As agencies grow, they face a choice: hire more people to handle campaign setup or find ways to dramatically increase efficiency. The traditional model doesn't scale profitably because setup time grows linearly with client count.

The Strategy Explained

AI-powered campaign building tools analyze your historical performance data and automatically generate complete campaign structures based on what's worked before. These systems handle the mechanical aspects of campaign creation—structuring ad sets, selecting targeting parameters, allocating budgets, and even generating ad copy variations—while maintaining the strategic frameworks your agency has developed.

The most sophisticated AI tools don't just speed up existing processes; they incorporate intelligence from across your entire client base. When the system identifies that certain audience combinations consistently outperform others in your industry vertical, it prioritizes those approaches in new campaigns. This creates a continuous learning loop where each campaign improves the next.

Implementation focuses on defining your agency's strategic parameters—your preferred campaign structures, targeting approaches, and creative frameworks—then letting AI handle the execution within those guardrails. You maintain strategic control while eliminating repetitive manual work.

Implementation Steps

1. Evaluate AI campaign building platforms that integrate directly with Meta's API and offer transparency into their decision-making processes, ensuring you understand why the system makes specific recommendations.

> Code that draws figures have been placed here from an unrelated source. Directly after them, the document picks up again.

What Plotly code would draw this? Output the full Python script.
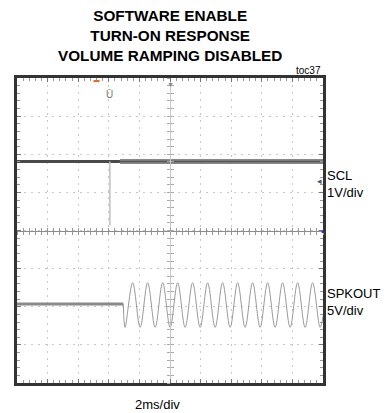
import plotly.graph_objects as go

# ---- data (time in ms, 2 ms/div; vertical in divisions) ----
scl_pre_x = [0.0, 6.73]
scl_pre_y = [1.81, 1.81]
scl_post_x = [6.73, 20.0]
scl_post_y = [1.81, 1.81]
glitch_x = [6.07, 6.07]
glitch_y = [1.81, 0.14]

spk_flat_x = [0.0, 6.95]
spk_flat_y = [-1.93, -1.93]
spk_x = [6.95, 7.06, 7.56, 8.05, 8.54, 9.03, 9.52, 10.01, 10.50, 10.99, 11.48,
         11.97, 12.46, 12.95, 13.44, 13.93, 14.42, 14.91, 15.40, 15.89, 16.38,
         16.87, 17.36, 17.85, 18.34, 18.83, 19.32, 19.81, 20.0]
spk_y = [-1.93, -2.54, -1.37, -2.54, -1.37, -2.54, -1.37, -2.54, -1.37, -2.54, -1.37,
         -2.54, -1.37, -2.54, -1.37, -2.54, -1.37, -2.54, -1.37, -2.54, -1.37,
         -2.54, -1.37, -2.54, -1.37, -2.54, -1.37, -2.54, -2.25]

title_lines = ["SOFTWARE ENABLE", "TURN-ON RESPONSE", "VOLUME RAMPING DISABLED"]
ch_labels = [("SCL", "1V/div"), ("SPKOUT", "5V/div")]
ch_label_top = [1.69, -1.41]
x_label = "2ms/div"
fig_id = "toc37"
trigger_pos = 5.2
trig_marker_x = 6.05

fig = go.Figure()

# SCL
fig.add_trace(go.Scatter(x=scl_post_x, y=scl_post_y, mode="lines",
                         line=dict(color="rgba(115,115,115,0.85)", width=5), hoverinfo="skip"))
fig.add_trace(go.Scatter(x=scl_post_x, y=scl_post_y, mode="lines",
                         line=dict(color="#555", width=1.5), hoverinfo="skip"))
fig.add_trace(go.Scatter(x=scl_pre_x, y=scl_pre_y, mode="lines",
                         line=dict(color="#4a4a4a", width=3), hoverinfo="skip"))
fig.add_trace(go.Scatter(x=glitch_x, y=glitch_y, mode="lines",
                         line=dict(color="#c0c0c0", width=1.5), hoverinfo="skip"))
# SPKOUT
fig.add_trace(go.Scatter(x=spk_flat_x, y=spk_flat_y, mode="lines",
                         line=dict(color="#8a8a8a", width=3), hoverinfo="skip"))
fig.add_trace(go.Scatter(x=spk_x, y=spk_y, mode="lines",
                         line=dict(color="#9a9a9a", width=1, shape="spline", smoothing=1.0),
                         hoverinfo="skip"))

# dummy traces for center graticule axes
fig.add_trace(go.Scatter(x=[None], y=[None], xaxis="x2", yaxis="y2", showlegend=False))
fig.add_trace(go.Scatter(x=[None], y=[None], xaxis="x3", yaxis="y3", showlegend=False))

grid_dash = "2px,5px"
common = dict(showticklabels=False, zeroline=False, fixedrange=True)

fig.update_layout(
    width=391, height=413,
    margin=dict(l=17, r=68, t=78, b=30),
    paper_bgcolor="white", plot_bgcolor="white",
    showlegend=False,
    font=dict(family="Liberation Sans, Arial, sans-serif", color="black"),
    xaxis=dict(range=[0, 20], tick0=0, dtick=2, showgrid=True, gridcolor="#c8c8c8",
               griddash=grid_dash, gridwidth=1,
               ticks="inside", ticklen=4, tickcolor="#777",
               minor=dict(dtick=0.4, ticks="inside", ticklen=3, tickcolor="#999", showgrid=False),
               showline=True, linecolor="#333", linewidth=2.5, mirror="ticks", **common),
    yaxis=dict(range=[-4, 4], tick0=0, dtick=1, showgrid=True, gridcolor="#c8c8c8",
               griddash=grid_dash, gridwidth=1,
               ticks="inside", ticklen=4, tickcolor="#777",
               minor=dict(dtick=0.2, ticks="inside", ticklen=3, tickcolor="#999", showgrid=False),
               showline=True, linecolor="#333", linewidth=2.5, mirror="ticks", **common),
    xaxis2=dict(range=[0, 20], overlaying="x", anchor="free", position=0.5, showgrid=False,
                tick0=0, dtick=2, ticks="outside", ticklen=3, tickcolor="#999",
                minor=dict(dtick=0.4, ticks="outside", ticklen=3, tickcolor="#999"),
                showline=True, linecolor="#8c8c8c", linewidth=1, **common),
    yaxis2=dict(range=[-4, 4], overlaying="y", anchor="free", position=0.5, showgrid=False,
                tick0=0, dtick=1, ticks="outside", ticklen=3, tickcolor="#aaa",
                minor=dict(dtick=0.2, ticks="outside", ticklen=3, tickcolor="#aaa"),
                showline=True, linecolor="#c8c8c8", linewidth=1, **common),
    xaxis3=dict(range=[0, 20], overlaying="x", anchor="free", position=0.5, showgrid=False,
                tick0=0, dtick=2, ticks="inside", ticklen=3, tickcolor="#999",
                minor=dict(dtick=0.4, ticks="inside", ticklen=3, tickcolor="#999"),
                showline=False, **common),
    yaxis3=dict(range=[-4, 4], overlaying="y", anchor="free", position=0.5, showgrid=False,
                tick0=0, dtick=1, ticks="inside", ticklen=3, tickcolor="#aaa",
                minor=dict(dtick=0.2, ticks="inside", ticklen=3, tickcolor="#aaa"),
                showline=False, **common),
)

ann = []
ann.append(dict(text="<b>" + "<br>".join(title_lines) + "</b>", xref="paper", yref="paper",
                x=0.5, y=1, yshift=12, xanchor="center", yanchor="bottom", showarrow=False,
                font=dict(size=15.3, family="Liberation Sans, Arial, sans-serif")))
ann.append(dict(text=fig_id, xref="paper", yref="paper", x=1, y=1, xanchor="right",
                yanchor="bottom", yshift=0, showarrow=False, font=dict(size=10)))
ann.append(dict(text=x_label, xref="paper", yref="paper", x=0.458, y=0, yshift=-12,
                xanchor="center", yanchor="top", showarrow=False, font=dict(size=13)))
for (name, scale), yv in zip(ch_labels, ch_label_top):
    ann.append(dict(text=name + "<br>" + scale, xref="paper", yref="y", x=1, y=yv,
                    xanchor="left", yanchor="top", xshift=2, showarrow=False,
                    align="left", font=dict(size=13)))
# scope markers
ann.append(dict(text="Ū", xref="x", yref="paper", x=trig_marker_x, y=1, yshift=-9,
                xanchor="center", yanchor="top", showarrow=False,
                font=dict(size=10, color="#777")))
ann.append(dict(text="▼", xref="x", yref="paper", x=10, y=1, yshift=-1,
                xanchor="center", yanchor="top", showarrow=False,
                font=dict(size=7, color="#888")))
ann.append(dict(text="◂", xref="paper", yref="y", x=1, y=scl_pre_y[0] - 0.5, xshift=-4,
                xanchor="center", yanchor="middle", showarrow=False,
                font=dict(size=9, color="#555")))
ann.append(dict(text="■", xref="paper", yref="y", x=1, y=0, xshift=-1,
                xanchor="center", yanchor="middle", showarrow=False,
                font=dict(size=5, color="#2233dd")))
fig.update_layout(annotations=ann)

fig.add_shape(type="line", xref="x", yref="paper", x0=trigger_pos - 0.2, x1=trigger_pos + 0.2,
              y0=0.99, y1=0.99, line=dict(color="#e86a1a", width=2))

fig.write_html("out.html", config={"displayModeBar": False},
               post_script="document.body.style.margin='0px';")
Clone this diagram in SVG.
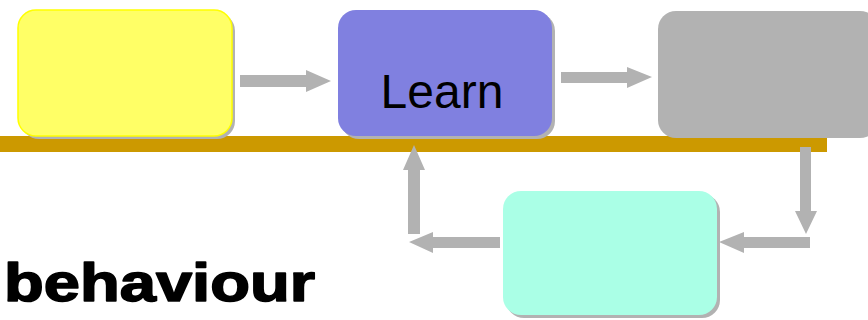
<svg xmlns="http://www.w3.org/2000/svg" width="868" height="320" viewBox="0 0 868 320">
<style>
.sh{fill:#B2B2B2}
.arr{fill:#B2B2B2}
.lbl{font-family:"Liberation Sans",Arial,sans-serif;fill:#000}
</style>
<rect width="868" height="320" fill="#fff"/>
<rect x="0" y="136" width="827" height="16" fill="#CC9900"/>
<g id="connectors">
<polygon class="arr" points="240,75 306,75 306,70 331,81 306,92 306,87 240,87"/>
<polygon class="arr" points="561,72 627,72 627,67 652,77 627,88 627,83 561,83"/>
<polygon class="arr" points="800,147 811,147 811,211 817,211 806,234 795,211 800,211"/>
<polygon class="arr" points="810,237 810,248 744,248 744,253 719,242 744,232 744,237"/>
<polygon class="arr" points="500,237 500,248 433,248 433,253 409,242 433,232 433,237"/>
<polygon class="arr" points="408,234 420,234 420,170 425,170 414,145 403,170 408,170"/>
</g>
<g id="node-yellow">
<rect class="sh" x="21" y="13" width="214" height="126" rx="18"/>
<rect x="18" y="10" width="214" height="126" rx="18" fill="#FFFF66" stroke="#FFFF00" stroke-width="1.5"/>
</g>
<g id="node-learn">
<rect class="sh" x="341" y="13" width="214" height="126" rx="18"/>
<rect x="338" y="10" width="214" height="126" rx="18" fill="#8080E0"/>
<text class="lbl" x="442" y="108" font-size="48" text-anchor="middle">Learn</text>
</g>
<g id="node-gray">
<rect x="658" y="11" width="220" height="127" rx="18" fill="#B2B2B2"/>
</g>
<g id="node-cyan">
<rect class="sh" x="506" y="194" width="214" height="124" rx="18"/>
<rect x="503" y="191" width="214" height="124" rx="18" fill="#AAFFE6"/>
</g>
<text class="lbl" x="4" y="301" font-size="54" font-weight="bold" stroke="#000" stroke-width="1.6" stroke-linejoin="round" textLength="311" lengthAdjust="spacingAndGlyphs">behaviour</text>
</svg>
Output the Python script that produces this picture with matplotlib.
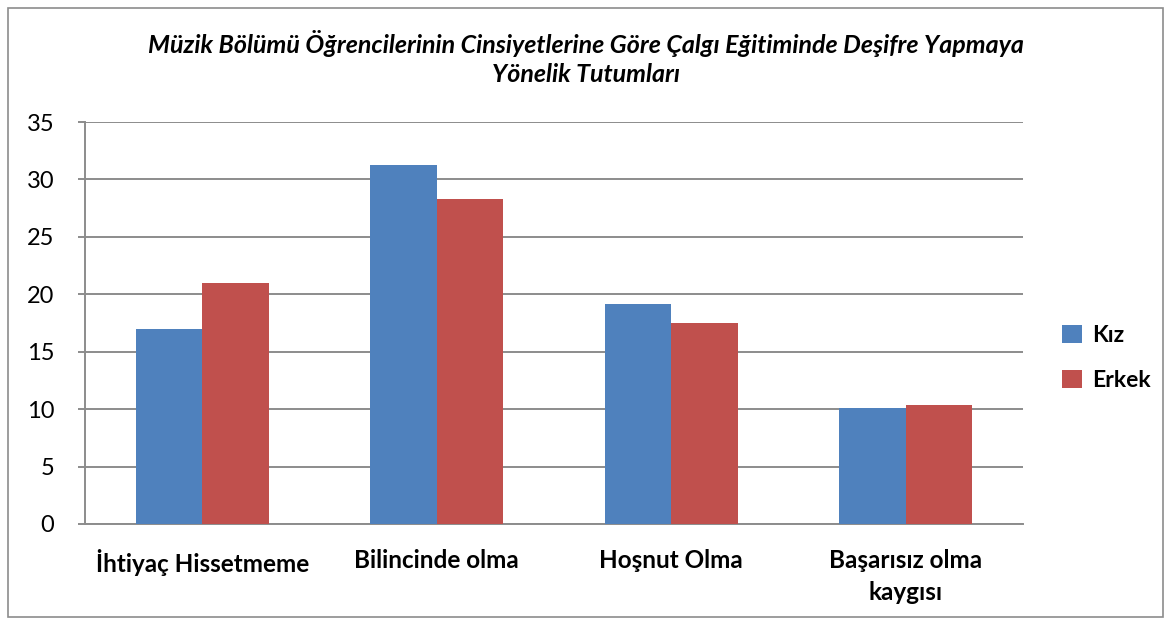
import numpy as np
import matplotlib.pyplot as plt
from matplotlib.patches import Rectangle

categories = ["İhtiyaç Hissetmeme", "Bilincinde olma", "Hoşnut Olma", "Başarısız olma\nkaygısı"]
kiz = [17.0, 31.25, 19.15, 10.1]
erkek = [21.0, 28.3, 17.5, 10.35]
series_names = ["Kız", "Erkek"]

plt.rcParams['font.family'] = ['Lato', 'DejaVu Sans']

fig = plt.figure(figsize=(11.71, 6.26), dpi=100)
ax = fig.add_axes([0.0726, 0.163, 0.801, 0.642])

x = np.arange(len(categories))
w = 0.284
ax.bar(x - w/2, kiz, w, color="#4F81BD", label=series_names[0], zorder=3)
ax.bar(x + w/2, erkek, w, color="#C0504D", label=series_names[1], zorder=3)

ax.set_xlim(-0.5, len(categories) - 0.5)
ax.set_ylim(0, 35)
ax.set_yticks(range(0, 36, 5))
ax.set_xticks(x)
ax.set_xticklabels(categories, fontsize=17.5, fontweight='bold', linespacing=1.45)
ax.tick_params(axis='y', labelsize=17, length=5, width=1.4, color='#8c8c8c', pad=17)
ax.tick_params(axis='x', length=0, pad=18)
ax.grid(axis='y', color='#8c8c8c', linewidth=1.4, zorder=0)
for s in ['top', 'right']:
    ax.spines[s].set_visible(False)
for s in ['left', 'bottom']:
    ax.spines[s].set_color('#8c8c8c')
    ax.spines[s].set_linewidth(1.4)

fig.text(0.5, 0.907, "Müzik Bölümü Öğrencilerinin Cinsiyetlerine Göre Çalgı Eğitiminde Deşifre Yapmaya\nYönelik Tutumları",
         ha='center', va='center', fontsize=18, fontweight='bold', fontstyle='italic', linespacing=1.3)

ax.legend(loc='center left', bbox_to_anchor=(1.02, 0.413), frameon=False,
          prop={'size': 16.5, 'weight': 'bold'}, handlelength=0.85, handleheight=0.85,
          handletextpad=0.45, labelspacing=1.05)

fig.patches.append(Rectangle((0.007, 0.014), 0.986, 0.973, transform=fig.transFigure,
                             fill=False, edgecolor='#8c8c8c', linewidth=1.2))

fig.savefig("out.png", dpi=100)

2. Configure the platform with your agency's strategic frameworks—your standard campaign structures, naming conventions, and optimization preferences—so AI-built campaigns align with your established approaches.

3. Start with a pilot client where you build campaigns using both traditional methods and AI assistance, comparing setup time, consistency, and initial performance to validate the approach.

4. Train your team on how to effectively direct AI tools rather than manually building campaigns, shifting their focus from execution to strategic guidance and quality control.

5. Establish review protocols where strategists validate AI-generated campaigns before launch, ensuring the system's recommendations align with client-specific requirements and current strategic priorities.

Pro Tips

Look for AI platforms that explain their reasoning—transparency matters more than black-box optimization. The best systems show you why they selected specific audiences or budget allocations based on your historical data. Start by using AI for campaign types where you have the most historical data, as the system learns from past performance to make better recommendations. Consider platforms like AdStellar AI that combine AI campaign building with ongoing performance analysis, creating systems that not only launch campaigns faster but continuously improve based on results.

Putting It All Together

Implementing these seven strategies transforms agency operations from reactive management to proactive scaling. Start with standardization—naming conventions and campaign templates create the foundation everything else builds upon.

Layer in automated monitoring and tiered reporting to free your team from repetitive tasks. Then focus on the higher-value activities: creative testing protocols and audience library development.

The agencies that dominate their markets aren't necessarily running better ads—they're running better operations. Each strategy compounds with the others. Standardized campaign structures make automated monitoring more effective. Audience libraries accelerate AI-powered campaign building. Tiered reporting systems surface insights that inform creative testing priorities.

Choose two strategies to implement this month, measure the time savings, and build momentum from there. Most agencies find that standardization and automated monitoring deliver immediate returns, creating bandwidth to tackle the more sophisticated strategies.

The goal isn't perfection across all seven areas simultaneously. The goal is systematic improvement that makes your agency more profitable and your clients more successful with each passing quarter.